Il rabbino Itamar Tubul, 35 anni (foto Jta)
Itamar Tubul è un signore di 35 anni, alto, magro, con la voce bassa e monocorde. Si porta sempre gli occhiali da vista, veste sempre elegante ed è praticamente sconosciuto. Se non fosse per un piccolo particolare: è il rabbino, l’unico per ora, che decide chi si può sposare in Israele con rito religioso e chi no. Siano essi residenti nello Stato ebraico o no.
Itamar di fatto è il responsabile dell’ufficio anagrafe del Gran Rabbinato. Tutte le richieste di matrimonio passano sulla sua scrivania. Lui ha potere di vita o morte sulle coppie che vogliono giurare amore eterno davanti a un rabbino. Un ruolo di grande responsabilità che ultimamente dagli Usa vorrebbero in qualche modo attenuare.
Ma prima facciamo un passo indietro. Per sposarsi con rito religioso tutti devono provare di avere forti legami con l’Ebraismo. Questo è facile per chi vive in Israele. Un po’ meno per chi è nato e ha sempre vissuto fuori: negli Usa, soprattutto, ma anche in Francia, in Spagna, in Italia. Questi ultimi devono farsi rilasciare un documento dall’autorità religiosa locale che certifica l’«ebraicità» delle persone o fare una copia dell’atto di matrimonio dei genitori in cui si attesta che è stato celebrato con rito religioso. Il documento, poi, deve essere spedito a Gerusalemme per essere convalidato da un sol uomo, Itamar Tubul, appunto.
Se il rabbino-funzionario non dà il via libera il matrimonio, in Terra Santa, non si può fare. «Ma in questo modo dipende tutto dal capriccio di una sola persona, che sarà pur brava, ma che lavora in condizioni di potere assoluto», ha polemizzato attraverso la Jewish Telegraphic Agency il rabbino Seth Farber. Farber è anche il fondatore di Itim, organizzazione israeliana che si occupa di aiutare le coppie di fidanzati a compilare i fogli da inviare al Gran Rabbinato d’Israele.

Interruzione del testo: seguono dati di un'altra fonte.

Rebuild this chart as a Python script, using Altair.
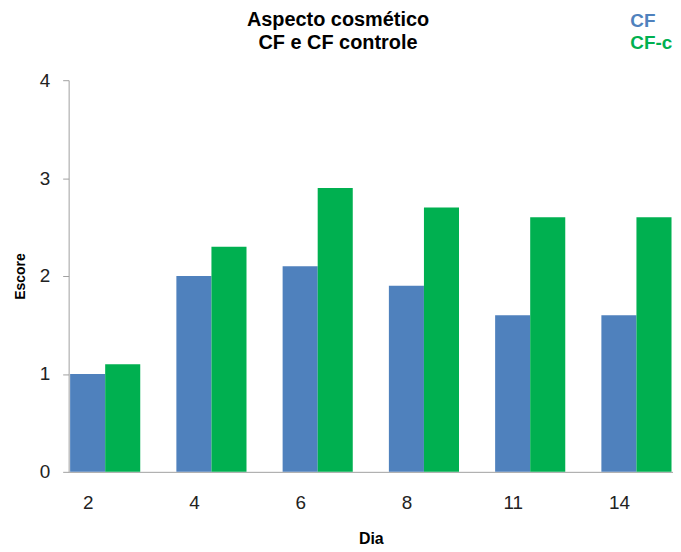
import altair as alt
import pandas as pd

dias = ["2", "4", "6", "8", "11", "14"]
series = ["CF", "CF-c"]
cf = [1.0, 2.0, 2.1, 1.9, 1.6, 1.6]
cf_c = [1.1, 2.3, 2.9, 2.7, 2.6, 2.6]
colors = ["#4F81BD", "#00B050"]
y_ticks = [0, 1, 2, 3, 4]
title_lines = ["Aspecto cosmético", "CF e CF controle"]

rows = []
for d, a, b in zip(dias, cf, cf_c):
    rows.append({"Dia": d, "Serie": series[0], "Escore": a})
    rows.append({"Dia": d, "Serie": series[1], "Escore": b})
df = pd.DataFrame(rows)

FONT = "Liberation Sans"
color_scale = alt.Scale(domain=series, range=colors)

bars = alt.Chart(df).mark_bar().encode(
    x=alt.X("Dia:N", sort=dias,
            scale=alt.Scale(paddingInner=0.34, paddingOuter=0.014),
            axis=alt.Axis(title="Dia", labelAngle=0, ticks=False,
                          domainColor="#A0A0A0", labelFontSize=19,
                          labelColor="#222222", labelFont=FONT,
                          labelPadding=22, labelOffset=-17,
                          titleFont=FONT, titleFontSize=16,
                          titleFontWeight="bold", titleColor="#000000",
                          titlePadding=18)),
    xOffset=alt.XOffset("Serie:N", sort=series),
    y=alt.Y("Escore:Q", scale=alt.Scale(domain=[0, 4], nice=False),
            axis=alt.Axis(title="Escore", values=y_ticks, grid=False,
                          domainColor="#A0A0A0", tickColor="#A0A0A0",
                          tickSize=6, labelFontSize=19, labelColor="#222222",
                          labelFont=FONT, labelPadding=13,
                          titleFont=FONT, titleFontSize=14,
                          titleFontWeight="bold", titleColor="#000000",
                          titlePadding=12)),
    color=alt.Color("Serie:N", scale=color_scale, legend=None),
)

layers = [bars]

# two-line chart title
for i, line in enumerate(title_lines):
    layers.append(
        alt.Chart(pd.DataFrame({"t": [line]})).mark_text(
            align="center", baseline="middle", font=FONT, fontSize=20,
            fontWeight="bold", color="#000000"
        ).encode(text="t:N", x=alt.value(271), y=alt.value(-61 + 24 * i))
    )

# text legend
for i, s in enumerate(series):
    layers.append(
        alt.Chart(pd.DataFrame({"Serie": [s]})).mark_text(
            align="left", baseline="middle", font=FONT, fontSize=19,
            fontWeight="bold"
        ).encode(
            text="Serie:N",
            color=alt.Color("Serie:N", scale=color_scale, legend=None),
            x=alt.value(565),
            y=alt.value(-60 + 23 * i),
        )
    )

chart = alt.layer(*layers).properties(
    width=608,
    height=394,
    autosize=alt.AutoSizeParams(type="none"),
    padding={"left": 61, "top": 71, "right": 0, "bottom": 77},
).configure_view(stroke=None)

chart.save("out.html", embed_options={"renderer": "svg", "actions": False})
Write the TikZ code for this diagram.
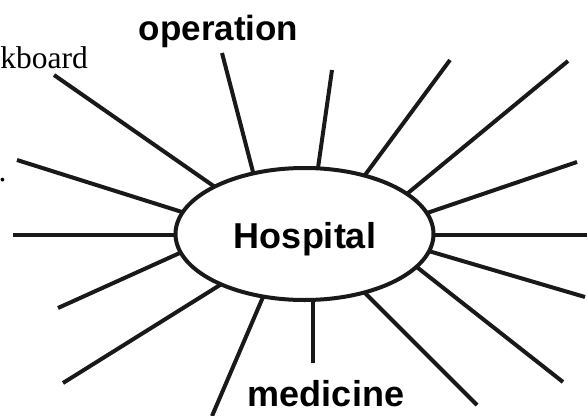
\documentclass[tikz,border=0pt]{standalone}
\usepackage{fontspec}
\setmainfont{Liberation Serif}
\setsansfont{Liberation Sans}
\usetikzlibrary{backgrounds,shapes.geometric}
\begin{document}
\begin{tikzpicture}[x=1pt,y=-1pt,
  spoke/.style={line width=4pt,black!90,shorten >=-4pt},
  bigword/.style={font=\sffamily\bfseries\fontsize{36}{40}\selectfont,inner sep=0pt,anchor=base},
  smallword/.style={font=\fontsize{31.5}{34}\selectfont,inner sep=0pt},
  hub/.style={ellipse,draw=black!90,line width=4pt,fill=white,minimum width=258pt,minimum height=132pt,inner sep=0pt}]
\useasboundingbox (0,0) rectangle (588,415);
\node[hub] (hosp) at (304.5,234) {};
\node[bigword] (hosptext) at (305,248) {Hospital};
\node[bigword,font=\sffamily\bfseries\fontsize{35}{40}\selectfont] (oper) at (218.5,40) {operation};
\node[bigword] (med) at (326,406) {medicine};
\node[smallword,anchor=base east] (kb) at (88,68) {kboard};
\node[smallword,anchor=base west] (dot) at (-1.5,181) {.};
% spoke ends
\coordinate (o1) at (54,75);   \coordinate (i1) at (215,187);
\coordinate (o2) at (17,160);  \coordinate (i2) at (182,212);
\coordinate (o3) at (13,235);  \coordinate (i3) at (176,235);
\coordinate (o4) at (58,308);  \coordinate (i4) at (182,252);
\coordinate (o5) at (63,383);  \coordinate (i5) at (220,285);
\coordinate (o6) at (212,416); \coordinate (i6) at (263,297);
\coordinate (o7) at (313,363); \coordinate (i7) at (313,299);
\coordinate (o8) at (477,405); \coordinate (i8) at (365,293);
\coordinate (o9) at (563,382); \coordinate (i9) at (418,268);
\coordinate (o10) at (585,297); \coordinate (i10) at (432,252);
\coordinate (o11) at (587,235); \coordinate (i11) at (433,235);
\coordinate (o12) at (577,162); \coordinate (i12) at (427,213);
\coordinate (o13) at (568,61);  \coordinate (i13) at (408,193);
\coordinate (o14) at (450,60);  \coordinate (i14) at (365,175);
\coordinate (o15) at (332,70);  \coordinate (i15) at (318,168);
\coordinate (o16) at (222,53);  \coordinate (i16) at (253,172);
\begin{scope}[on background layer]
\foreach \k in {1,...,16} {\draw[spoke] (o\k) -- (i\k);}
\end{scope}
\end{tikzpicture}
\end{document}
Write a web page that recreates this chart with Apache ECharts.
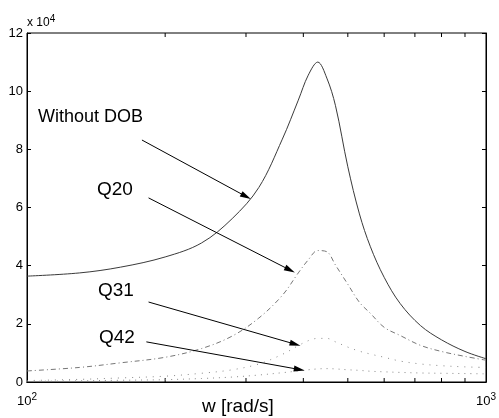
<!DOCTYPE html>
<html>
<head>
<meta charset="utf-8">
<script src="https://cdn.jsdelivr.net/npm/echarts@6/dist/echarts.min.js"></script>
<style>
  html, body { margin: 0; padding: 0; background: #fff; }
  #chart { width: 499px; height: 418px; }
</style>
</head>
<body>
<div id="chart"></div>
<script>
// frequency grid (rad/s) shared by all curves
const freq = [100, 130, 160, 200, 240, 280, 320, 360, 390, 410, 430, 450, 470, 500, 530, 560, 600, 650, 720, 800, 900, 1000]
// magnitudes in units of 1e4
const withoutDob = [3.64, 3.75, 3.95, 4.3, 4.78, 5.62, 6.69, 8.35, 9.69, 10.55, 11.0, 10.45, 9.5, 7.4, 5.78, 4.65, 3.6, 2.7, 1.94, 1.45, 1.05, 0.8]
const q20 = [0.38, 0.5, 0.66, 0.85, 1.15, 1.58, 2.2, 2.98, 3.75, 4.2, 4.52, 4.48, 4.02, 3.36, 2.74, 2.36, 1.88, 1.6, 1.26, 1.05, 0.88, 0.75]
const q31 = [0.05, 0.09, 0.14, 0.2, 0.3, 0.42, 0.62, 0.95, 1.25, 1.42, 1.5, 1.5, 1.38, 1.2, 1.06, 0.96, 0.85, 0.72, 0.62, 0.56, 0.52, 0.5]
const q42 = [0.02, 0.04, 0.06, 0.08, 0.12, 0.17, 0.24, 0.32, 0.38, 0.42, 0.45, 0.46, 0.45, 0.42, 0.4, 0.37, 0.35, 0.33, 0.31, 0.3, 0.29, 0.28]
// minor ticks of the log axis
const minorTicks = [200, 300, 400, 500, 600, 700, 800, 900]
// annotation arrows: [fromW, fromV, toW, toV]
const arrows = [
  [178, 8.32, 300, 6.38],
  [184, 6.33, 374, 3.85],
  [184, 2.75, 384, 1.3],
  [182, 1.38, 392, 0.43]
]

const font = 'Liberation Sans, Arial, sans-serif'
const pairs = vals => freq.map((w, i) => [w, vals[i]])

let myChart = echarts.init(document.getElementById('chart'))
myChart.setOption({
  animation: false,
  backgroundColor: '#fff',
  grid: {
    left: 27,
    right: 9,
    top: 33,
    bottom: 36,
    show: true,
    borderColor: '#000',
    borderWidth: 1
  },
  xAxis: [
    {
      type: 'log',
      logBase: 10,
      min: 100,
      max: 1000,
      axisLine: { lineStyle: { color: '#000' } },
      axisTick: { inside: true, length: 4, lineStyle: { color: '#000' } },
      splitLine: { show: false },
      axisLabel: {
        margin: 10,
        color: '#000',
        fontFamily: font,
        fontSize: 13,
        formatter: v => '10{s|' + Math.round(Math.log10(v)) + '}',
        rich: {
          s: { fontSize: 10, fontFamily: font, color: '#000', verticalAlign: 'top', padding: [0, 0, 8, 0] }
        }
      }
    },
    {
      type: 'log',
      logBase: 10,
      min: 100,
      max: 1000,
      position: 'top',
      axisLine: { lineStyle: { color: '#000' } },
      axisTick: { show: false },
      axisLabel: { show: false },
      splitLine: { show: false }
    }
  ],
  yAxis: [
    {
      type: 'value',
      min: 0,
      max: 12,
      interval: 2,
      axisLine: { show: true, lineStyle: { color: '#000' } },
      axisTick: { show: true, inside: true, length: 4, lineStyle: { color: '#000' } },
      splitLine: { show: false },
      axisLabel: { margin: 4, color: '#000', fontFamily: font, fontSize: 13 }
    },
    {
      type: 'value',
      min: 0,
      max: 12,
      interval: 2,
      position: 'right',
      axisLine: { show: true, lineStyle: { color: '#000' } },
      axisTick: { show: true, inside: true, length: 4, lineStyle: { color: '#000' } },
      splitLine: { show: false },
      axisLabel: { show: false }
    }
  ],
  graphic: [
    {
      type: 'text', left: 27, top: 14,
      style: {
        text: 'x 10{s|4}', fill: '#000', font: '12px ' + font,
        rich: { s: { fontSize: 10, fontFamily: font, fill: '#000', verticalAlign: 'top', padding: [0, 0, 8, 0] } }
      }
    },
    { type: 'text', left: 38, top: 108, style: { text: 'Without DOB', fill: '#000', font: '18px ' + font } },
    { type: 'text', left: 97, top: 180, style: { text: 'Q20', fill: '#000', font: '19px ' + font } },
    { type: 'text', left: 98, top: 281, style: { text: 'Q31', fill: '#000', font: '19px ' + font } },
    { type: 'text', left: 99, top: 328, style: { text: 'Q42', fill: '#000', font: '19px ' + font } },
    { type: 'text', left: 202, top: 397, style: { text: 'w [rad/s]', fill: '#000', font: '19px ' + font } }
  ],
  series: [
    {
      name: 'Without DOB',
      type: 'line',
      data: pairs(withoutDob),
      smooth: 0.35,
      showSymbol: false,
      lineStyle: { color: '#3a3a3a', width: 1 },
      markLine: {
        silent: true,
        symbol: ['none', 'triangle'],
        symbolSize: [0, 9],
        label: { show: false },
        lineStyle: { color: '#000', width: 1, type: 'solid' },
        data: arrows.map(a => [
          { coord: [a[0], a[1]], symbol: 'none' },
          { coord: [a[2], a[3]], symbol: 'triangle', symbolSize: [6, 11] }
        ])
      }
    },
    {
      name: 'Q20',
      type: 'line',
      data: pairs(q20),
      smooth: 0.35,
      showSymbol: false,
      lineStyle: { color: '#777', width: 1, type: [5, 3, 1, 3] }
    },
    {
      name: 'Q31',
      type: 'line',
      data: pairs(q31),
      smooth: 0.35,
      showSymbol: false,
      lineStyle: { color: '#888', width: 1, type: [1, 6] }
    },
    {
      name: 'Q42',
      type: 'line',
      data: pairs(q42),
      smooth: 0.35,
      showSymbol: false,
      lineStyle: { color: '#888', width: 1, type: [1, 5] }
    },
    {
      // log-axis minor ticks, bottom and top
      type: 'custom',
      silent: true,
      data: minorTicks.map(w => [w, 0]),
      renderItem: (params, api) => {
        let b = api.coord([api.value(0), 0])
        let t = api.coord([api.value(0), 12])
        return {
          type: 'group',
          children: [
            { type: 'line', shape: { x1: b[0], y1: b[1], x2: b[0], y2: b[1] - 4 }, style: { stroke: '#000', lineWidth: 1 } },
            { type: 'line', shape: { x1: t[0], y1: t[1], x2: t[0], y2: t[1] + 4 }, style: { stroke: '#000', lineWidth: 1 } }
          ]
        }
      }
    }
  ]
})
</script>
</body>
</html>
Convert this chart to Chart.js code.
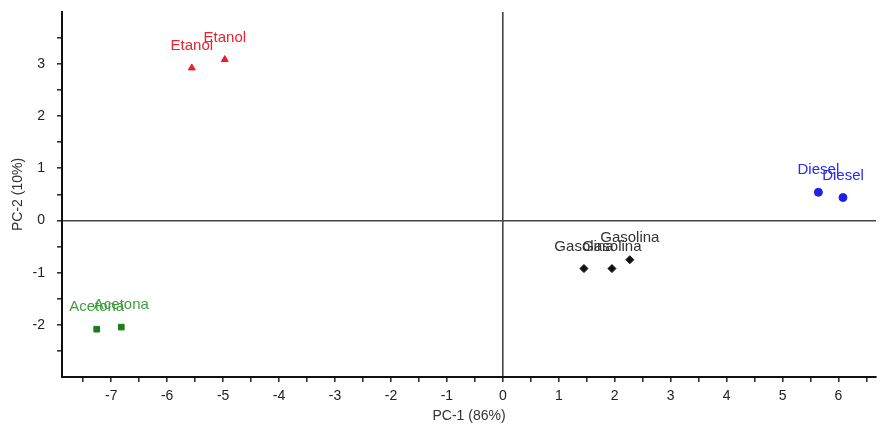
<!DOCTYPE html>
<html>
<head>
<meta charset="utf-8">
<script src="https://cdn.jsdelivr.net/npm/chart.js@4/dist/chart.umd.min.js"></script>
<style>
  html, body { margin: 0; padding: 0; background: #fff; }
  #wrap { width: 881px; height: 425px; }
</style>
</head>
<body>
<div id="wrap"><canvas id="pca"></canvas></div>
<script>
// PCA scores
const etanolX = [-5.56, -4.97];
const etanolY = [2.92, 3.08];
const acetonaX = [-7.26, -6.82];
const acetonaY = [-2.08, -2.04];
const gasolinaX = [1.45, 1.95, 2.27];
const gasolinaY = [-0.92, -0.92, -0.75];
const dieselX = [5.64, 6.08];
const dieselY = [0.54, 0.44];

const xTitle = 'PC-1 (86%)';
const yTitle = 'PC-2 (10%)';

const FONT = '"Liberation Sans", Arial, sans-serif';

const toPoints = (xs, ys) => xs.map((x, i) => ({x, y: ys[i]}));

const groups = [
    {name: 'Etanol', xs: etanolX, ys: etanolY, style: 'triangle', color: '#e3202b', text: '#e8232e', radius: 4},
    {name: 'Acetona', xs: acetonaX, ys: acetonaY, style: 'rect', color: '#1c7d1c', text: '#3d9e3d', radius: 4},
    {name: 'Gasolina', xs: gasolinaX, ys: gasolinaY, style: 'rectRot', color: '#111', text: '#333', radius: 4},
    {name: 'Diesel', xs: dieselX, ys: dieselY, style: 'circle', color: '#1f1fe6', text: '#2a2aee', radius: 4}
];

// writes each sample's name above its marker
const pointLabels = {
    id: 'pointLabels',
    afterDatasetsDraw(chart) {
        const ctx = chart.ctx;
        ctx.save();
        ctx.font = '15px ' + FONT;
        ctx.textAlign = 'center';
        ctx.textBaseline = 'middle';
        chart.data.datasets.forEach((ds, di) => {
            const meta = chart.getDatasetMeta(di);
            ctx.fillStyle = ds.textColor;
            meta.data.forEach(pt => ctx.fillText(ds.label, pt.x, pt.y - 22));
        });
        ctx.restore();
    }
};

const tickText = v => Number.isInteger(v) ? String(v) : '';
const zeroLine = c => c.tick && c.tick.value === 0 ? '#444' : 'rgba(0,0,0,0)';

new Chart(document.getElementById('pca'), {
    type: 'scatter',
    data: {
        datasets: groups.map(g => ({
            label: g.name,
            data: toPoints(g.xs, g.ys),
            pointStyle: g.style,
            pointRadius: g.radius,
            pointHoverRadius: g.radius,
            backgroundColor: g.color,
            borderColor: g.color,
            borderWidth: 1,
            textColor: g.text
        }))
    },
    options: {
        responsive: true,
        maintainAspectRatio: false,
        animation: false,
        layout: {padding: {top: 12, right: 0, left: 0, bottom: 0}},
        plugins: {legend: {display: false}, tooltip: {enabled: false}},
        scales: {
            x: {
                type: 'linear',
                min: -7.88,
                max: 6.67,
                afterFit: s => {
                    s.height = 48;
                    s.paddingLeft = 0;
                    s.paddingRight = 0;
                },
                ticks: {
                    stepSize: 0.5,
                    includeBounds: false,
                    autoSkip: false,
                    maxRotation: 0,
                    padding: 6,
                    color: '#222',
                    font: {family: FONT, size: 14},
                    callback: tickText
                },
                grid: {
                    drawOnChartArea: true,
                    color: zeroLine,
                    lineWidth: 1.6,
                    tickColor: '#333',
                    tickLength: 5
                },
                border: {display: true, color: '#111', width: 2},
                title: {
                    display: true,
                    text: xTitle,
                    color: '#333',
                    font: {family: FONT, size: 14},
                    padding: {top: 0, bottom: 0}
                }
            },
            y: {
                type: 'linear',
                min: -2.995,
                max: 3.99,
                afterFit: s => {
                    s.width = 62;
                    s.paddingTop = 0;
                    s.paddingBottom = 0;
                },
                ticks: {
                    stepSize: 0.5,
                    includeBounds: false,
                    autoSkip: false,
                    padding: 12,
                    color: '#222',
                    font: {family: FONT, size: 14},
                    callback: tickText
                },
                grid: {
                    drawOnChartArea: true,
                    color: zeroLine,
                    lineWidth: 1.6,
                    tickColor: '#333',
                    tickLength: 5
                },
                border: {display: true, color: '#111', width: 2},
                title: {
                    display: true,
                    text: yTitle,
                    color: '#333',
                    font: {family: FONT, size: 14},
                    padding: {top: 10, bottom: 4}
                }
            }
        }
    },
    plugins: [pointLabels]
});
</script>
</body>
</html>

Scene da un matrimonio celebrato con rito religioso ebraico
Da alcune settimane il ruolo di Itamar Tubul è messo fortemente in discussione. Soprattutto dopo aver scatenato un incidente diplomatico tra l’autorità religiosa americana e quella centrale. Lo scorso ottobre Tubul ha respinto il documento di un rabbino statunitense in cui si attestava l’«ebraicità» della coppia che si voleva sposare. «Ma come si permette questo signore di mettere in discussione la mia credibilità?», ha sbottato Avi Weiss, un famoso rabbino ultraortodosso liberale della comunità di New York che s’è trovato il suo documento smentito da Tubul. «Sono anni che scrivo questi documenti e mai nessuno s’è mai sognato di dire che quello che avevo scritto non era vero».
Tubul non si è scomposto. Ha spiegato che il suo lavoro di verifica si basa su «una rete di contatti personali» nel Paese di riferimento. «Appena ricevo la lettera che attesta il legame con l’Ebraismo della coppia ne discuto con i giudici-rabbini nominati in quella zona dall’autorità centrale: se nessuno di loro conosce il religioso che ha scritto il documento o hanno dubbi sull’autore, allora io mi rivolgo ai colleghi locali. Dopo aver sentito quello che sanno e quello che hanno da dire – ma senza basarmi mai una sola persona – decido se accettare o rigettare. Dopo un lungo giro di consultazioni sono arrivato alla conclusione che è il rabbino Avi Weiss ad avere un problema: non mi sembra sia un seguace fedele della tradizione ebraica».
Il rabbino di New York a quel punto s’è preso un avvocato. E lo scorso gennaio ha ricevuto una lettera in cui il Gran Rabbinato smentisce Tubul e dà l’ok a Weiss. Che, sorridendo, ha spiegato: «Finalmente è stata cancellata un’ingiustizia». E vissero tutti felici e contenti. Forse.